= Federal Mortgage Bank of Nigeria =

Nigerian mortgage institution and regulator

The Federal Mortgage Bank of Nigeria was founded by the Federal Government of Nigeria in 1977 to replace the Nigerian Building Society which was founded in 1956. Between 1978 and 1985, it was the only mortgage institution in Nigeria. According to the constitution of Nigeria, the Federal Mortgage Bank was established to meet the housing needs of all citizens of the country.

It is regarded as the apex mortgage finance institution in the country and regulates the activities of primary mortgage loan originators.

==History==
A direct government intervention to expand the mortgage industry in Nigeria, the bank was established by the military government of Olusegun Obasanjo to be a wholesale and retail credit institution that would provide long term financing to home buyers, building material firms and mortgage financial institutions. The initial plan was to make the company pool long term deposits from government sources, mortgage companies, pension and trust funds and private individuals to fund its credit activities at competitive interest rates. The law founding the bank came in effect in January 1977 and also gave the bank the ability to guarantee construction loans financed from private investments.
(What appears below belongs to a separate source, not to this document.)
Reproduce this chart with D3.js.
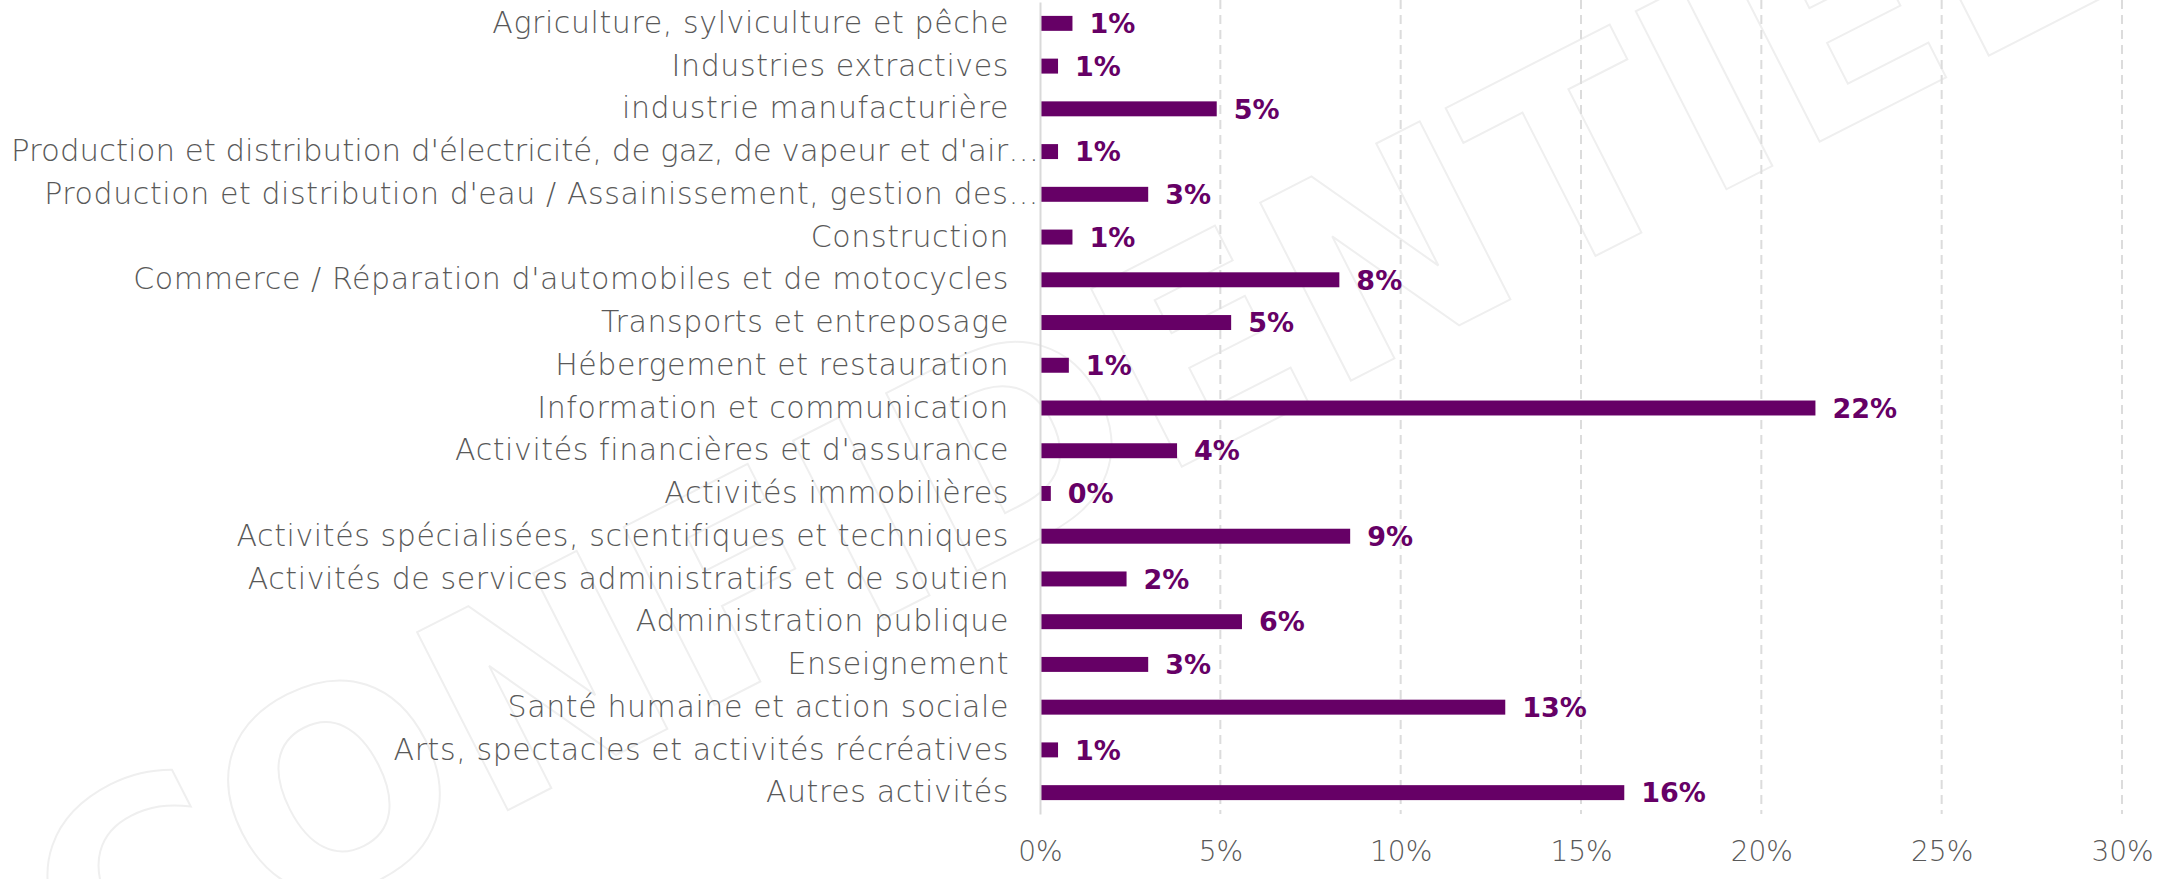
<!DOCTYPE html>
<meta charset="utf-8">
<style>
  body { margin: 0; background: #fff; }
</style>

<!-- Load d3.js -->
<script src="https://d3js.org/d3.v7.min.js"></script>

<!-- Create a div where the graph will take place -->
<div id="my_dataviz"></div>

<script>
// categories, top to bottom
var sectors = [
  "Agriculture, sylviculture et pêche",
  "Industries extractives",
  "industrie manufacturière",
  "Production et distribution d'électricité, de gaz, de vapeur et d'air…",
  "Production et distribution d'eau / Assainissement, gestion des…",
  "Construction",
  "Commerce / Réparation d'automobiles et de motocycles",
  "Transports et entreposage",
  "Hébergement et restauration",
  "Information et communication",
  "Activités financières et d'assurance",
  "Activités immobilières",
  "Activités spécialisées, scientifiques et techniques",
  "Activités de services administratifs et de soutien",
  "Administration publique",
  "Enseignement",
  "Santé humaine et action sociale",
  "Arts, spectacles et activités récréatives",
  "Autres activités"
];

// share of each sector, in %
var shares = [0.9, 0.5, 4.9, 0.5, 3.0, 0.9, 8.3, 5.3, 0.8, 21.5, 3.8, 0.3, 8.6, 2.4, 5.6, 3.0, 12.9, 0.5, 16.2];

// x axis ticks
var xTicks = [0, 5, 10, 15, 20, 25, 30];

var watermark = "CONFIDENTIEL";

// set the dimensions and margins of the graph
var margin = {top: 2, right: 54, bottom: 65, left: 1040},
    width = 2176 - margin.left - margin.right,
    height = 879 - margin.top - margin.bottom;

var svgRoot = d3.select("#my_dataviz")
  .append("svg")
    .attr("width", 2176)
    .attr("height", 879)
    .style("display", "block");

// light outlined watermark behind everything
svgRoot.append("text")
    .attr("transform", "translate(94,1021) rotate(-27)")
    .attr("x", 0)
    .attr("y", 0)
    .attr("textLength", 2276)
    .attr("lengthAdjust", "spacing")
    .style("font-family", "'DejaVu Sans', sans-serif")
    .style("font-weight", "bold")
    .style("font-size", "274px")
    .style("fill", "none")
    .style("stroke", "#efefef")
    .style("stroke-width", 2)
    .text(watermark);

var svg = svgRoot.append("g")
    .attr("transform", "translate(" + margin.left + "," + margin.top + ")");

var x = d3.scaleLinear()
  .domain([0, 30])
  .range([0, width]);

var y = d3.scaleBand()
  .domain(sectors)
  .range([0, height])
  .paddingInner(0.65)
  .paddingOuter(0.325);

// dashed vertical gridlines
svg.append("g")
  .selectAll("line")
  .data(xTicks.filter(function(d){ return d > 0; }))
  .enter()
  .append("line")
    .attr("x1", function(d){ return x(d); })
    .attr("x2", function(d){ return x(d); })
    .attr("y1", -margin.top)
    .attr("y2", height)
    .attr("stroke", "#dcdcdc")
    .attr("stroke-width", 2)
    .attr("stroke-dasharray", "9,6");

// X axis labels
var xAxis = svg.append("g")
  .attr("transform", "translate(0," + height + ")")
  .call(d3.axisBottom(x).tickValues(xTicks).tickSize(0).tickPadding(27).tickFormat(function(d){ return d + "%"; }));
xAxis.select(".domain").remove();
xAxis.selectAll("text")
  .style("font-family", "'DejaVu Sans', sans-serif")
  .style("font-weight", 300)
  .style("font-size", "28px")
  .style("fill", "#595959");

// bars
svg.selectAll("bars")
  .data(shares)
  .enter()
  .append("rect")
    .attr("x", x(0))
    .attr("y", function(d, i){ return y(sectors[i]); })
    .attr("width", function(d){ return x(d) - x(0); })
    .attr("height", y.bandwidth())
    .attr("fill", "#660066");

// value labels
svg.selectAll("vals")
  .data(shares)
  .enter()
  .append("text")
    .attr("x", function(d){ return x(d) + 17; })
    .attr("y", function(d, i){ return y(sectors[i]) + y.bandwidth() / 2; })
    .attr("dy", "0.36em")
    .style("font-family", "'DejaVu Sans', sans-serif")
    .style("font-weight", "bold")
    .style("font-size", "27px")
    .style("fill", "#660066")
    .text(function(d){ return Math.round(d) + "%"; });

// Y axis (category names)
var yAxis = svg.append("g")
  .call(d3.axisLeft(y).tickSize(0).tickPadding(31));
yAxis.select(".domain")
  .attr("stroke", "#d9d9d9")
  .attr("stroke-width", 2);
yAxis.selectAll("text")
  .style("font-family", "'DejaVu Sans', sans-serif")
  .style("font-weight", 300)
  .style("font-size", "30px")
  .style("letter-spacing", "0.6px")
  .style("fill", "#595959")
  .attr("x", function(d){ return d.slice(-1) === "…" ? -1 : -31; })
  .each(function(d){
    // squeeze the long, already truncated labels so they stay on the page
    var room = margin.left - 12;
    if (this.getComputedTextLength() > room) {
      d3.select(this)
        .style("letter-spacing", "0px")
        .attr("textLength", d.indexOf("électricité") > 0 ? room : room - 58)
        .attr("lengthAdjust", "spacingAndGlyphs");
    }
  });
</script>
The bank inherited the assets of a previous Nigerian building society following the dissolution of the latter.

However, the objectives of the federal government's housing policy were slow to become a realization, in 1989 the administration of Ibrahim Babangida liberalized the housing finance sector and opened up opportunities for retail oriented primary mortgage institutions. FMBN was propositioned to become a regulator of the primary mortgage originators as the apex mortgage lending institution in the country, and its primary mortgage lending activities were taken over by the Federal Mortgage Finance Company of Nigeria. In furtherance of expanding mortgage financing to more Nigerians, the government established the National Housing Fund that included a mandatory contribution scheme to mobilize funds to develop the mortgage sector.

The activities of the bank have been geared towards the development and regulation of primary mortgage originators and managing the National Housing Fund.